Türkiye'de hidrokarbon aramacılığının ağırlıklı olarak Güneydoğu Anadolu ve Trakya bölgesinde yapıldığını ifade eden Palabıyık, "Genellikle diğer bölgelerde büyük petrol ve doğal gaz keşifleri yapılmamış. Güneydoğuda yaklaşık 2 milyar varile yakın petrol rezervi söz konusu fakat petrol çok ağır yani viskozitesi çok yüksek ve üretimi birincil yöntemlerle çok zor yapılıyor. Dolayısıyla ikincil ve üçüncül üretim yöntemiyle oradaki petrol belli bir orana kadar kurtarılabiliyor ve bu oran yüzde 10'u geçmiyor." dedi.
Palabıyık, Türkiye’de hangi sahalarda petrol ve doğal gaz rezervi olabileceğine ilişkin geniş bir çalışma yaptıklarını dile getirerek, "Buna bağlı olarak o sahalardaki uygun yerlerden su örnekleri için lokasyonlar seçildi.
Bu yapılan çalışmalar tesadüfi değil, çok sağlam ve kuvvetli bir jeolojik temele dayanmaktadır. Yaptığımız bütün çalışmalarda elde ettiğimiz sonuçlar doğal suların çok yüksek oranda olgun hidrokarbon içerdiğini gösteriyor. Dolayısıyla çalıştığımız her bölge, Türkiye'de ciddi petrol ve doğal gaz potansiyeli olduğunu gösteriyor." diye konuştu.
"Devletimizden beklentimiz belirlenen noktalara sondaj yapılmasıdır"
Jeoloji Yüksek Mühendisi Adil Özdemir ise hidrokarbon aramacılığında kullanılan sismik yöntemlerin Türkiye'nin topoğrafyası ve morfolojik yapısına uygun olmadığını belirtti.
Bu kapsamda petrol ve gaz aramacılığında Türkiye'ye özgü uygulanabilir bir yönteme ihtiyaç olduğunu belirten Özdemir, "Yeni yöntemin arama maliyetlerini en az yüzde 50 düşüreceğini ve güvenilirliği de yüzde 100 artıracağını düşünüyorum." dedi.
Özdemir, arama çalışmalarında klorlama yapılmamış doğal su örneklerinin incelendiğini vurgulayarak, "Dağdan ya da yer altından gelen su, bir kırık çatlak boyunca yüzeye, hayratlara, kuyulara geliyor. Suyu oradan alıyoruz ve hidrokarbon içeriğini ölçüyoruz. Çalışılan alanlar 20-30 kilometrelik ya da 50 kilometrelik alanlar." diye konuştu.

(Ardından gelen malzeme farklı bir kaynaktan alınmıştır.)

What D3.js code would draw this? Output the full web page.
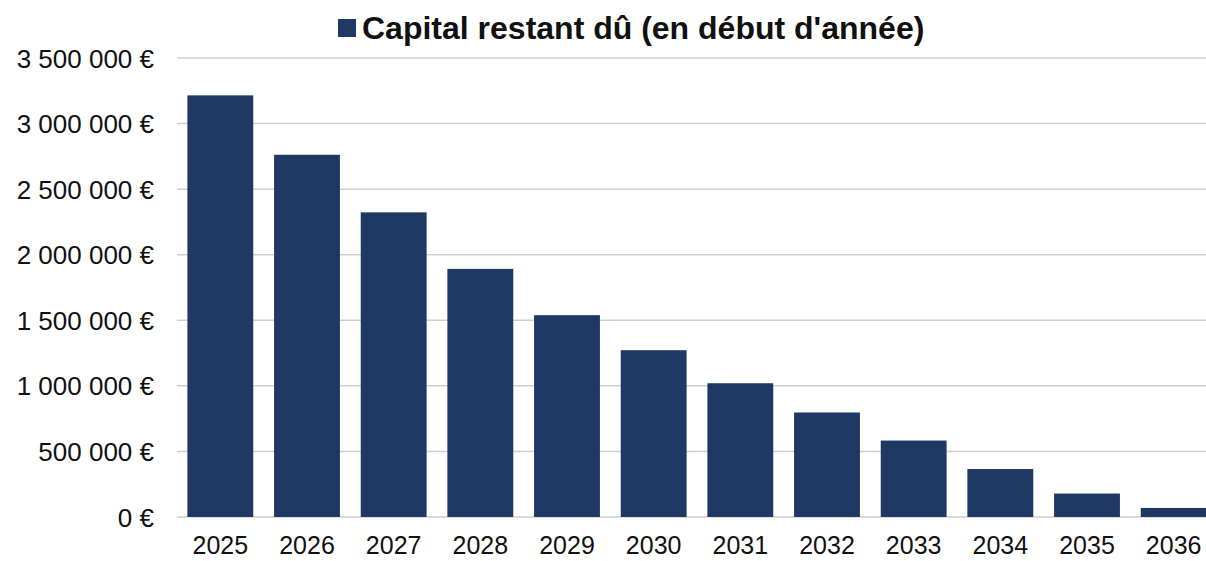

Yapılan bu önemli çalışmanın özel sektör ve kamu tarafından desteklenmesinin önemine işaret eden Özdemir, "Devletimizden beklentimiz, ulusal ve uluslarası alanlarda yayınlanan çalışma kapsamında belirlenen noktalara sondaj yapılmasıdır. Bu sondajlar 2000 ile 10000 metre arasında değil, 1000, 750, 500 metre gibi derinliklerdir." ifadelerini kullandı.